El conocido folclorista sanjuanero Efraín Calvo Romero (El Rañao) estuvo a punto de sucumbir a una fuerte depresión que lo enfrentó a un dilema mortal: “O me salva el ingenio o me suicido”. Todo porque notó a su señora indiferente, desentendida de los achaques que lo incomodan y como que con ganas de separar cobijas antes de finalizar el año. Así lo interpretó luego de la sensación de soledad que le insufló el viraje temperamental de su compañera.
“Me hincha la cabeza la palabra divorcio cada dos minutos”, le dijo El Rañao al Checha Betancourt con un gesto que suscitaba tanta pesadumbre como la que sentía al decirlo. “A mi edad, Checha, una petición de divorcio de mi mujer sería mi muerte. No me lo ha insinuado siquiera, pero se lo leo en la pepa de los ojos. Creo que sólo le falta pescar la ocasión precisa para darme el planazo en lo más blandito de mis sentimientos”.

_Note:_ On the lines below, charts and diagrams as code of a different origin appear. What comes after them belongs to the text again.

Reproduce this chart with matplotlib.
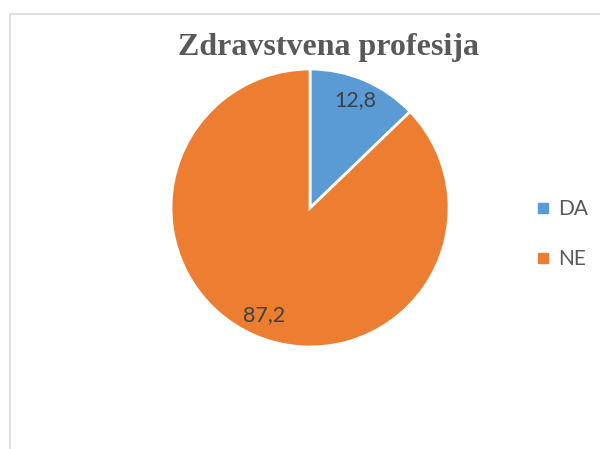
import matplotlib
matplotlib.use("Agg")
import matplotlib.pyplot as plt
from matplotlib.patches import Rectangle
from matplotlib.lines import Line2D

categories = ["DA", "NE"]
values = [12.8, 87.2]
colors = ["#5B9BD5", "#ED7D31"]
title = "Zdravstvena profesija"

fig = plt.figure(figsize=(6.0, 4.49), dpi=100)
fig.patch.set_facecolor("white")

# chart border (extends beyond right/bottom edge)
fig.patches.append(Rectangle((9.5/600, -0.1), 1.2, 1 - 13.5/449 + 0.1,
                             transform=fig.transFigure, fill=False,
                             edgecolor="#D9D9D9", linewidth=1.2))

ax = fig.add_axes([171/600, (449-347)/449, 278/600, 278/449])

def fmt(p):
    return f"{p:.1f}".replace(".", ",")

wedges, texts, autotexts = ax.pie(values, colors=colors, startangle=90, counterclock=False,
                                  autopct=fmt, pctdistance=0.84,
                                  wedgeprops=dict(edgecolor="white", linewidth=2),
                                  textprops=dict(family="Lato", fontsize=15.5, color="#404040"))
ax.set_xlim(-1, 1)
ax.set_ylim(-1, 1)
ax.set_aspect("equal")

fig.text(328/600, 1 - 47/449, title, ha="center", va="center",
         family="Liberation Serif", fontweight="bold", fontsize=23, color="#595959")

handles = [Line2D([], [], marker="s", linestyle="none", markersize=7,
                  markerfacecolor=c, markeredgecolor=c) for c in colors]
fig.legend(handles, categories, loc="center left", bbox_to_anchor=(514/600, 1 - 234/449),
           frameon=False, prop=dict(family="Lato", size=15), labelcolor="#595959",
           handletextpad=0.2, labelspacing=1.45, handlelength=1.0)

fig.savefig("out.png", dpi=100)
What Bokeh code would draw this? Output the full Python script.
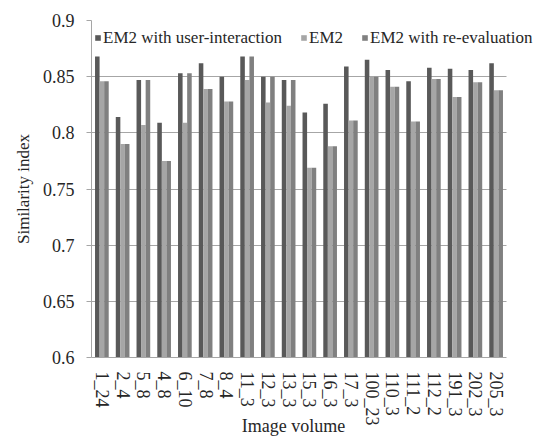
from bokeh.plotting import figure
from bokeh.models import ColumnDataSource, Range1d, FixedTicker, NumeralTickFormatter, CustomJSTickFormatter
from bokeh.transform import dodge
from bokeh.embed import file_html
from bokeh.resources import INLINE

categories = ["1_24", "2_4", "5_8", "4_8", "6_10", "7_8", "8_4", "11_3", "12_3", "13_3",
              "15_3", "16_3", "17_3", "100_23", "110_3", "111_2", "112_2", "191_3", "202_3", "205_3"]

user_interaction = [0.868, 0.814, 0.847, 0.809, 0.853, 0.862, 0.850, 0.868, 0.850, 0.847,
                    0.818, 0.826, 0.859, 0.865, 0.856, 0.846, 0.858, 0.857, 0.856, 0.862]
em2 = [0.846, 0.790, 0.807, 0.775, 0.809, 0.839, 0.828, 0.847, 0.827, 0.824,
       0.769, 0.788, 0.811, 0.850, 0.841, 0.810, 0.848, 0.832, 0.845, 0.838]
re_evaluation = [0.846, 0.790, 0.847, 0.775, 0.853, 0.839, 0.828, 0.868, 0.850, 0.847,
                 0.769, 0.788, 0.811, 0.850, 0.841, 0.810, 0.848, 0.832, 0.845, 0.838]

series_names = ["EM2 with user-interaction", "EM2", "EM2 with re-evaluation"]
y_ticks = [0.6, 0.65, 0.7, 0.75, 0.8, 0.85, 0.9]
x_title = "Image volume"
y_title = "Similarity index"

FONT = "Liberation Serif"
TEXT = "#262626"
GRID = "#a6a6a6"

N = len(categories)
idx = list(range(N))
source = ColumnDataSource(dict(idx=idx, cat=categories, ui=user_interaction, em2=em2, re=re_evaluation))

W, H = 542, 438
left, top, right, bottom = 91, 20, 2, 81
frame_w = W - left - right
data_w = 415  # pixel width occupied by the categories
x_end = -0.5 + N * frame_w / data_w

p = figure(x_range=Range1d(-0.5, x_end), y_range=Range1d(0.6, 0.9),
           width=W, height=H, output_backend="svg", toolbar_location=None,
           min_border_left=left, min_border_right=right, min_border_top=top, min_border_bottom=bottom)
p.outline_line_color = None
p.background_fill_color = "white"

bw = 0.22
p.vbar(x=dodge("idx", -bw), top="ui", width=bw, source=source,
       fill_color="#595959", line_color=None, legend_label=series_names[0])
p.vbar(x=dodge("idx", 0.0), top="em2", width=bw, source=source,
       fill_color="#a6a6a6", line_color=None, legend_label=series_names[1])
p.vbar(x=dodge("idx", bw), top="re", width=bw, source=source,
       fill_color="#808080", line_color=None, legend_label=series_names[2])

# grid
p.xgrid.grid_line_color = None
p.ygrid.ticker = FixedTicker(ticks=y_ticks)
p.ygrid.grid_line_color = GRID
p.ygrid.cross_bounds = (-0.5, N - 0.5)

# y axis
ya = p.yaxis[0]
ya.ticker = FixedTicker(ticks=y_ticks)
ya.formatter = NumeralTickFormatter(format="0.0[0]")
ya.axis_line_color = GRID
ya.major_tick_line_color = GRID
ya.major_tick_out = 5
ya.major_tick_in = 0
ya.minor_tick_line_color = None
ya.major_label_standoff = 12
ya.major_label_text_font = FONT
ya.major_label_text_font_size = "18px"
ya.major_label_text_color = TEXT
ya.axis_label = y_title
ya.axis_label_standoff = 7
ya.axis_label_text_font = FONT
ya.axis_label_text_font_size = "17px"
ya.axis_label_text_font_style = "normal"
ya.axis_label_text_color = TEXT

# x axis
xa = p.xaxis[0]
xa.bounds = (-0.5, N - 0.5)
xa.ticker = FixedTicker(ticks=idx, minor_ticks=[])
xa.formatter = CustomJSTickFormatter(args=dict(labels=categories),
                                     code="const i = Math.round(tick); return (i >= 0 && i < labels.length) ? labels[i] : '';")
xa.axis_line_color = GRID
xa.major_tick_line_color = None
xa.minor_tick_line_color = None
xa.major_tick_out = 0
xa.major_tick_in = 0
xa.major_label_orientation = "vertical"
xa.major_label_standoff = 14
xa.major_label_text_font = FONT
xa.major_label_text_font_size = "18px"
xa.major_label_text_color = TEXT
# the frame is wider than the categories (room for the legend); trailing no-break
# spaces move the centred title back under the categories
xa.axis_label = x_title + "\u00a0" * 10
xa.axis_label_standoff = -13
xa.axis_label_text_font = FONT
xa.axis_label_text_font_size = "18px"
xa.axis_label_text_font_style = "normal"
xa.axis_label_text_color = TEXT

# legend
lg = p.legend[0]
lg.location = "top_left"
lg.orientation = "horizontal"
lg.glyph_width = 7
lg.glyph_height = 7
lg.label_standoff = 2
lg.label_height = 29
lg.spacing = 18
lg.padding = 7
lg.margin = 3
lg.border_line_color = None
lg.background_fill_alpha = 0
lg.label_text_font = FONT
lg.label_text_font_size = "17px"
lg.label_text_color = TEXT

open("out.html", "w").write(file_html(p, INLINE))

Cántale aquel tango que le cantaste en una serenata cuando eran novios, le sugirió Betancourt: “Quiero verte una vez más/ amada mía/ y extasiarme en el mirar/ de tus pupilas”/. Si esa letra no le revuelve el sublime pasado de su idilio contigo, entonces sí, viejito, échate al estricote.

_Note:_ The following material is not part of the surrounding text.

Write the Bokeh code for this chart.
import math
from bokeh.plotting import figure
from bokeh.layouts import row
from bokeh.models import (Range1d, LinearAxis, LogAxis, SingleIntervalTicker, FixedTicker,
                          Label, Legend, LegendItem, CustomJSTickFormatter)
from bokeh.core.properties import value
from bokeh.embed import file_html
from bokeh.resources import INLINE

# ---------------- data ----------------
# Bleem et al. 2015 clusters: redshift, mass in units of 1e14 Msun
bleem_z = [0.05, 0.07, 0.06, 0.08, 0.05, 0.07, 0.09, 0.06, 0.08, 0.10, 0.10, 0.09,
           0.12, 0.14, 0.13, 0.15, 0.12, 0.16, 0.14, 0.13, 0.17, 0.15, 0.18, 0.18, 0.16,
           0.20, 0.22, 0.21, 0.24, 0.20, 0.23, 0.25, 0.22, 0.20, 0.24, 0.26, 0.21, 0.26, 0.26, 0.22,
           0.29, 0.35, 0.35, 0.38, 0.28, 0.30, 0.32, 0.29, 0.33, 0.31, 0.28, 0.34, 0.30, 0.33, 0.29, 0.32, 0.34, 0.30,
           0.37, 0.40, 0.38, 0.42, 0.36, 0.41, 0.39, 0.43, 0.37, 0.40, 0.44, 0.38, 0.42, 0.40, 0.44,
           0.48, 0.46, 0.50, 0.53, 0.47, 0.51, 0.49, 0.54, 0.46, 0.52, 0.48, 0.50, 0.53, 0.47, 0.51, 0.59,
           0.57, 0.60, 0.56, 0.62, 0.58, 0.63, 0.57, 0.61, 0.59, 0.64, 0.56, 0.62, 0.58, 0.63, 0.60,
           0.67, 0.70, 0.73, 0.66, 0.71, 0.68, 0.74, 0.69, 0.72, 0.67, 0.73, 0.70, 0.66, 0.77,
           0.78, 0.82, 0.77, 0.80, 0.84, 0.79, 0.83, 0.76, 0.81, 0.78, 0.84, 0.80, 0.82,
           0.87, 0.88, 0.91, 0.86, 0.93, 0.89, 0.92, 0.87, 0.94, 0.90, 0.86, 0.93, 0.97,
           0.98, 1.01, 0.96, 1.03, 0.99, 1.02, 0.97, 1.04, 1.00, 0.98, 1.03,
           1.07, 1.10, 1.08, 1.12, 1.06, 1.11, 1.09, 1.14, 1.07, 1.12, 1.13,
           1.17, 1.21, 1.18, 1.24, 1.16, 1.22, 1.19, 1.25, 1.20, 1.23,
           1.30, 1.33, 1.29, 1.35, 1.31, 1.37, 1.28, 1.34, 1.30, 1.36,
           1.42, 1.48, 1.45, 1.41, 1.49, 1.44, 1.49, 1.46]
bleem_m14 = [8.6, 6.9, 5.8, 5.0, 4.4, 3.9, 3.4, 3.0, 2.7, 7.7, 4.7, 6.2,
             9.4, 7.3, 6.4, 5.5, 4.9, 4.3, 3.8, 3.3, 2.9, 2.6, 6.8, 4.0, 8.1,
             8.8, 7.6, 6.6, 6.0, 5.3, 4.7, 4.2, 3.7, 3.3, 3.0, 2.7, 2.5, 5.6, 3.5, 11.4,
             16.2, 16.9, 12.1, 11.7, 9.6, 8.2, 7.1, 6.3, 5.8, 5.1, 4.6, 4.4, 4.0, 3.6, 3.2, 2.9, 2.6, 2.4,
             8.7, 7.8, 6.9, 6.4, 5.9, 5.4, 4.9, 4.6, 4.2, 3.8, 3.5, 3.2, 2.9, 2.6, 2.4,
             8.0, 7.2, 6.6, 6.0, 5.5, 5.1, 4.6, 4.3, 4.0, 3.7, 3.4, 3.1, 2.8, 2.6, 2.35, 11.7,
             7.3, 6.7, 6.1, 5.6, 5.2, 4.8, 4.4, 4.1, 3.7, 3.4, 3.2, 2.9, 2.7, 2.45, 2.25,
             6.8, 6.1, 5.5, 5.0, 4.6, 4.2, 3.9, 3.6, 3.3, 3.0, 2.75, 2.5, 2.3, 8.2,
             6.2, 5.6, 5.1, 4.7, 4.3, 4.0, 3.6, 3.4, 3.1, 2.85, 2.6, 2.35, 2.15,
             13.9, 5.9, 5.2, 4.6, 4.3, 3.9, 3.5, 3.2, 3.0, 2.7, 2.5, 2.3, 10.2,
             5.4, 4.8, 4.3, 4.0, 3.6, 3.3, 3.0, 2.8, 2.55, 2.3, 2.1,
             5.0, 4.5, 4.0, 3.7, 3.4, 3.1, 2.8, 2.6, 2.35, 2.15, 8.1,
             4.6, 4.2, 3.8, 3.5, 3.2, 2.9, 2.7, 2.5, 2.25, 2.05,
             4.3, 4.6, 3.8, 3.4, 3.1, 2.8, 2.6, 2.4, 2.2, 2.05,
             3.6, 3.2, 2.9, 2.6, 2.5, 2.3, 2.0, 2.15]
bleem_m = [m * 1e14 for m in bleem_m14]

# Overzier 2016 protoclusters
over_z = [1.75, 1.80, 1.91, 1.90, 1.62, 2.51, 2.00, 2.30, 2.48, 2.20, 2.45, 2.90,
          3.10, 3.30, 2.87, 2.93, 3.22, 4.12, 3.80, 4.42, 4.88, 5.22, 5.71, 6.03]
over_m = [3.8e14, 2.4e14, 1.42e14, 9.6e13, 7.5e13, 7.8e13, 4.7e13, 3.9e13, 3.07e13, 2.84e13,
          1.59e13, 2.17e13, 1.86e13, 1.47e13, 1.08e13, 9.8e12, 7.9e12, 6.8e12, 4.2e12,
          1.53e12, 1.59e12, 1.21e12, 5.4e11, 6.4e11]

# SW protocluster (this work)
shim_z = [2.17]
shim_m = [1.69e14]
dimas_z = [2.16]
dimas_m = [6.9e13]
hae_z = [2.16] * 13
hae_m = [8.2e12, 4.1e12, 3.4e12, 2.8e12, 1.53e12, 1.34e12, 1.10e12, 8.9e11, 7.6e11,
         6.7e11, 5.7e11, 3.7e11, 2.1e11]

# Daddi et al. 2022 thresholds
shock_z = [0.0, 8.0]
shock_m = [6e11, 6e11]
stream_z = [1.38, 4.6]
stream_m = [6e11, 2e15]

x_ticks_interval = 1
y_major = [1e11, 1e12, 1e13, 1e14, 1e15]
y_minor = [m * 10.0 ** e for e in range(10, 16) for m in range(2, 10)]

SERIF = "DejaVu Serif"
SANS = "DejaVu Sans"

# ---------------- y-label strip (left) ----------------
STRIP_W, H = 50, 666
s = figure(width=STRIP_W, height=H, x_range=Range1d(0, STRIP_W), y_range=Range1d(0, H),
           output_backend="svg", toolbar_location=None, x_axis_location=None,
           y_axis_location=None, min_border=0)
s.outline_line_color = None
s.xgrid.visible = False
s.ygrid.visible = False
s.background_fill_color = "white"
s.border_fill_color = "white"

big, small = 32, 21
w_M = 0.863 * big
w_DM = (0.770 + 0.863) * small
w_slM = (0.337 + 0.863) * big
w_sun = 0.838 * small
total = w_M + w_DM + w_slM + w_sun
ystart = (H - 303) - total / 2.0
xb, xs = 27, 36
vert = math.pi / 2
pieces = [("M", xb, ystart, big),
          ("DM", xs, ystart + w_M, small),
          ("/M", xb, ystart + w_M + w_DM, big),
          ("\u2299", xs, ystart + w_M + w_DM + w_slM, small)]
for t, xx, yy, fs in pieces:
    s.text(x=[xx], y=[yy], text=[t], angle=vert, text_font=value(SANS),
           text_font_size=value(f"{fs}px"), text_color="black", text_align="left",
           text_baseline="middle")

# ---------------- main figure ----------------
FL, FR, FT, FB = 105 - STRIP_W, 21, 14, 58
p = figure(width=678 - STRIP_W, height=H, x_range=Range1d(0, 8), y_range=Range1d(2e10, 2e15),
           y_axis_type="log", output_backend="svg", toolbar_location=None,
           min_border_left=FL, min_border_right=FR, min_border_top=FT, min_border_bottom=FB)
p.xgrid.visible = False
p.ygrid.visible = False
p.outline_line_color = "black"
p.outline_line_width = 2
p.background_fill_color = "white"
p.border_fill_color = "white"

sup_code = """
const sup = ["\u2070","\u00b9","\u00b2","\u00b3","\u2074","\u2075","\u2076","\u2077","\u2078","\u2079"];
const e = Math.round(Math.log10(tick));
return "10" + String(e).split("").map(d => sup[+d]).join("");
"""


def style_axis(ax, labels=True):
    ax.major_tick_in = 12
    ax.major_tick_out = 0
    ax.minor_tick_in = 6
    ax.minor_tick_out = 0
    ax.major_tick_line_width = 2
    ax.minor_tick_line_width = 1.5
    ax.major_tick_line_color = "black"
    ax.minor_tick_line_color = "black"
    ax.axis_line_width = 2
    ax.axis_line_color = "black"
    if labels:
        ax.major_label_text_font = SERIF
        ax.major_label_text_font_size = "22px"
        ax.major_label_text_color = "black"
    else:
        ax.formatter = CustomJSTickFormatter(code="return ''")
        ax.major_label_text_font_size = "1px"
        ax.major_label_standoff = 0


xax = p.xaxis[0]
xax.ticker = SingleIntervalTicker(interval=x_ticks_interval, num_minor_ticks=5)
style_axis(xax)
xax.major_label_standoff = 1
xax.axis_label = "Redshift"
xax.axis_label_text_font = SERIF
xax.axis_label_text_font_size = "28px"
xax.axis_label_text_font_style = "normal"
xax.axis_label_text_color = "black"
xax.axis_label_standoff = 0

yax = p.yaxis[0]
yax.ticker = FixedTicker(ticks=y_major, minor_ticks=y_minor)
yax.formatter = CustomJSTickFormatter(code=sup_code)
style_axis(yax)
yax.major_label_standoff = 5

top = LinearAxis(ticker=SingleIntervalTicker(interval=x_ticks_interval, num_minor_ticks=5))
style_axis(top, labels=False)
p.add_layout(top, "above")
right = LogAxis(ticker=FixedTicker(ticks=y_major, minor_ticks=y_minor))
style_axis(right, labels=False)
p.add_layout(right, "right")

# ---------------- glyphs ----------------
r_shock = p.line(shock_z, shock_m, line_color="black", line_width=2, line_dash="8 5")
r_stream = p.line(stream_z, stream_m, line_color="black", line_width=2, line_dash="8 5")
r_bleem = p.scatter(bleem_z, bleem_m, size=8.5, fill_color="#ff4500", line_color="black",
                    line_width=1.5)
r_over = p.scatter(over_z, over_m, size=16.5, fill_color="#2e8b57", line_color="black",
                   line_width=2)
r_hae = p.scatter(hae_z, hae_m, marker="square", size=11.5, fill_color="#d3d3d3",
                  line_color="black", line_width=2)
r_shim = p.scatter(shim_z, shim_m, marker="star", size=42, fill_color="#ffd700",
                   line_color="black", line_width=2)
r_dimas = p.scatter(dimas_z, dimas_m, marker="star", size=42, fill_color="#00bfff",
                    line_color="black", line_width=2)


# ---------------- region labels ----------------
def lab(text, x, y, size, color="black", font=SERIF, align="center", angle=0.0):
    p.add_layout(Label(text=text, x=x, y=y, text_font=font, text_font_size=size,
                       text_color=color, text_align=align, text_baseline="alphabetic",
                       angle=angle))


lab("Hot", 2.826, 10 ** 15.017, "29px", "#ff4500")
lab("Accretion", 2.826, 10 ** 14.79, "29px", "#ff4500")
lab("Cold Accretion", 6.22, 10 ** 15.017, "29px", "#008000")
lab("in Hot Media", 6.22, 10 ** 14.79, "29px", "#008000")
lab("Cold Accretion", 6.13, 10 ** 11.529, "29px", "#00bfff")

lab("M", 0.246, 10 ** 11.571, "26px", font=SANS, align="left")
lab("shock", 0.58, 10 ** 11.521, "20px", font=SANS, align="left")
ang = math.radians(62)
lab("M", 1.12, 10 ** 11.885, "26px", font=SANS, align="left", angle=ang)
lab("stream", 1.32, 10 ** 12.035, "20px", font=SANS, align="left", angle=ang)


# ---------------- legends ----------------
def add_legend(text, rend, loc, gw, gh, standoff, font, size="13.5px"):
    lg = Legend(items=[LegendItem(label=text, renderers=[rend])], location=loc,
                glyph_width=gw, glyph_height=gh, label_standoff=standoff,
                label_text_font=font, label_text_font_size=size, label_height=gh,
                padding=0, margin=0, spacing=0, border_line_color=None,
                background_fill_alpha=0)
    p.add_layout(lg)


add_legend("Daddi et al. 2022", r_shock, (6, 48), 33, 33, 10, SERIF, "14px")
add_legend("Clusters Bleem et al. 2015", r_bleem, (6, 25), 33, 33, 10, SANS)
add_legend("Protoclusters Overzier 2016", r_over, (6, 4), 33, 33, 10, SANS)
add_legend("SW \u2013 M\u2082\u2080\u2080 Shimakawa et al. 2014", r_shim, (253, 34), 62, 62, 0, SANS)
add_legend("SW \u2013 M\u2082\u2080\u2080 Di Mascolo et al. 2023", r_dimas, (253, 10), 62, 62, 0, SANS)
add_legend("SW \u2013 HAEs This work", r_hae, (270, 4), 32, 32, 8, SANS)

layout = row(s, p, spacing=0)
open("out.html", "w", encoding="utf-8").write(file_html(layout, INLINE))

¿Y la estrofa que sigue?, protestó El Rañao.
¿Cuál?
“Quiero verte una vez más/ aunque me digas/ que ya todo terminó/ y es inútil remover/ las cenizas de un amor”/. Imagínate, le sirvo el plato, y ya no cuento con Pacho Bustillo para que me consuele y aconseje como sólo él sabía hacerlo. Pacho era mi pediatra y mi siquiatra.
El hombre del descruce estaba cruzado por la desesperanza, y el ingenio aún no se le manifestaba. “Qué Navidad la que me espera. Y peor el Año Nuevo”, exclamó la noche del 20 de diciembre. Pero a la mañana siguiente salió a cambiar el cheque de su pensión al Banco Popular, y a desearle feliz navidad y próspero año a la gerente, Ana Celina María Orozco Sebá, quien le brindó un café y le compró un CD de cinco milongas y cinco vidalitas grabadas por él.

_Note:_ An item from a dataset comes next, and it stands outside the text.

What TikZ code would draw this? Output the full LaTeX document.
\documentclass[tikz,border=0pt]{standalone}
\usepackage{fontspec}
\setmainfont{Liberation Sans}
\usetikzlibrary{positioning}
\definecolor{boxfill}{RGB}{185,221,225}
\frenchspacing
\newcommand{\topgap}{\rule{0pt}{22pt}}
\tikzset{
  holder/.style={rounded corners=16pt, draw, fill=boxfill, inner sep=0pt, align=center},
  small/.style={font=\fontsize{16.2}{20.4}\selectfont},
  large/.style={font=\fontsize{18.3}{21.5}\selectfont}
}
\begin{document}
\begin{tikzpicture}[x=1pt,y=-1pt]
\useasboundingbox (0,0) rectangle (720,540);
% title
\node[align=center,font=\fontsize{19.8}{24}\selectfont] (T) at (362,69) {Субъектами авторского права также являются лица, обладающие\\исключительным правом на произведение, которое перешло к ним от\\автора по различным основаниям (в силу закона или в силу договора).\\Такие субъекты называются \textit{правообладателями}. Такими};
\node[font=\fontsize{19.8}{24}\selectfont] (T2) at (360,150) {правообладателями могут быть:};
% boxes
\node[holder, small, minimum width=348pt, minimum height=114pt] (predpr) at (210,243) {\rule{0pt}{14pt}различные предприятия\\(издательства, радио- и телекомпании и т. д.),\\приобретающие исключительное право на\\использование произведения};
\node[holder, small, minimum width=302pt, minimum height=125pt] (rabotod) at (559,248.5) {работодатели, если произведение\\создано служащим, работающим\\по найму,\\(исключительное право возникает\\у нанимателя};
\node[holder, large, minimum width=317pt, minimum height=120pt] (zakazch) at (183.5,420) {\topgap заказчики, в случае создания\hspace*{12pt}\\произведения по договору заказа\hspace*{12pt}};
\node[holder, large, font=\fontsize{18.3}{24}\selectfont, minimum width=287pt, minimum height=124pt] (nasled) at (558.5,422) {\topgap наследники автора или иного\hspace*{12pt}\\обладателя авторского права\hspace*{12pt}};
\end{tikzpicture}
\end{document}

Pero como todo tiene su instante propicio y terso, El Rañao vio, cuando abandonaba el banco, al doctor Bonifacio Corrales, un litigante laborioso que lo secunda como contertulio siempre que se encuentran. Doctor –le gritó–, lo necesito. No es cura ni médico lo que busco, sino un abogado.
A tus órdenes, Rañao.
“La casa donde vivimos mi señora y yo la compró ella con su liquidación y un chance grandecito que se ganó, pero me luce que quiere separarse de mí. Dígale que yo le di poder a usted y que tenemos que venderla para liquidar la sociedad conyugal. Mitá y mitá”.
Corrales cumplió su misión, y la señora le prometió que en 24 horas le respondía.
Rañao llegó a su casa a las 5 p. m. de ese día, y la señora lo recibió con una porcelana de agua tibia para el cansancio de los pies, una piyama de seda para estrenar, unas pantuflas Florsheim de gamuza azul y un jugo de fresa frapé. A las siete le sirvió un filete de mero alcaparrado con papas salteadas y ensalada de remolacha, y dos horas después, antes de acostarse, le dio tres besos en triángulo: uno en cada sien y el otro en la boca.
Rañi, le preguntó, quién es un doctor Bonifacio Corrales.
San Bonifacio, aclaró él.
¿Es un santo?
Veo que te pareció poquito el milagro que me hizo contigo.